Arrivammo a questo campo di Auschwitz che dista tre chilometri da Birkenau;
ma, io non so, a me è sembrato di aver camminato per diverse ore.
Probabilmente o camminavamo in tondo, oppure la fatica era tale che quello
che normalmente si poteva fare forse in mezz'ora, tre quarti d'ora, ci
abbiamo messo delle ore per farlo. Comunque entrammo lì, i tedeschi non
c'erano, il campo era, anche lì era disseminato di corpi, di quelli che
erano...che erano morti. E, ricordo una mattina, nella tarda mattinata,
aprii la porta della baracca, per andare a raccogliere un po' di neve da
sciogliere, da poter bere. Vidi una figura di un soldato; era completamente
vestito di bianco: aveva un mantello bianco o una coperta per mimetizzarsi
con la neve. Sentì aprire la porta, istintivamente tirò fuori il mitra da
sotto questo mantello e però si rese conto subito che... non potevo
nuocergli, mi fece cenno con la mano di rientrare. Perché evidentemente era
pericoloso, c'erano ancora i tedeschi, si sentivano i colpi di fucile in
lontananza, si sentivano i colpi di cannone. Quindi mi fece rientrare e
comunicai ai miei compagni che erano arrivati i russi. Si può pensare che
chissà quali scene di giubilo. Niente, assolutamente niente. Niente; un
silenzio totale. Mi ricordo che c'era uno che aveva preso dell'acqua, della
neve che aveva sciolto, e stava facendo dell'abluzioni; quando glielo dissi
continuò senza dire neanche una parola.

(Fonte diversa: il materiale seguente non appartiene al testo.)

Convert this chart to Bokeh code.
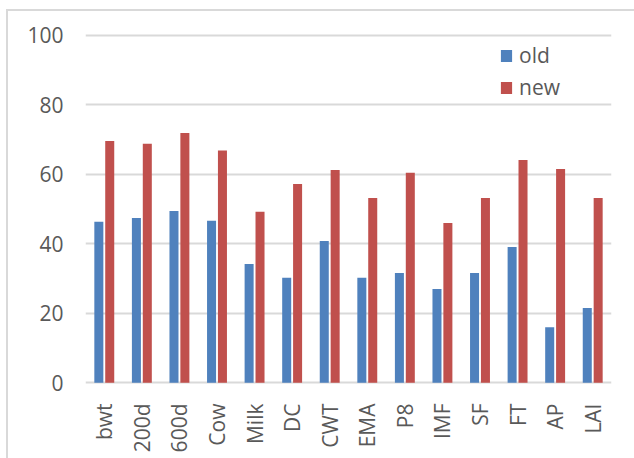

E così tutti gli altri. Poi qualcuno
cominciò a pregare, qualcuno cominciò a piangere, ma nessuna scena di
giubilo, nessuna scena d'entusiasmo. Poi ho rivisto dei filmati colla
liberazione di Auschwitz dove si vedono i prigionieri festanti, i russi che
tagliano la catena che chiudeva il cancello del campo: è stato girato una
settimana dopo, e io ho visto tutto da lontano. Perché in quel momento non
c'è stata assolutamente nessuna scena di entusiasmo, niente.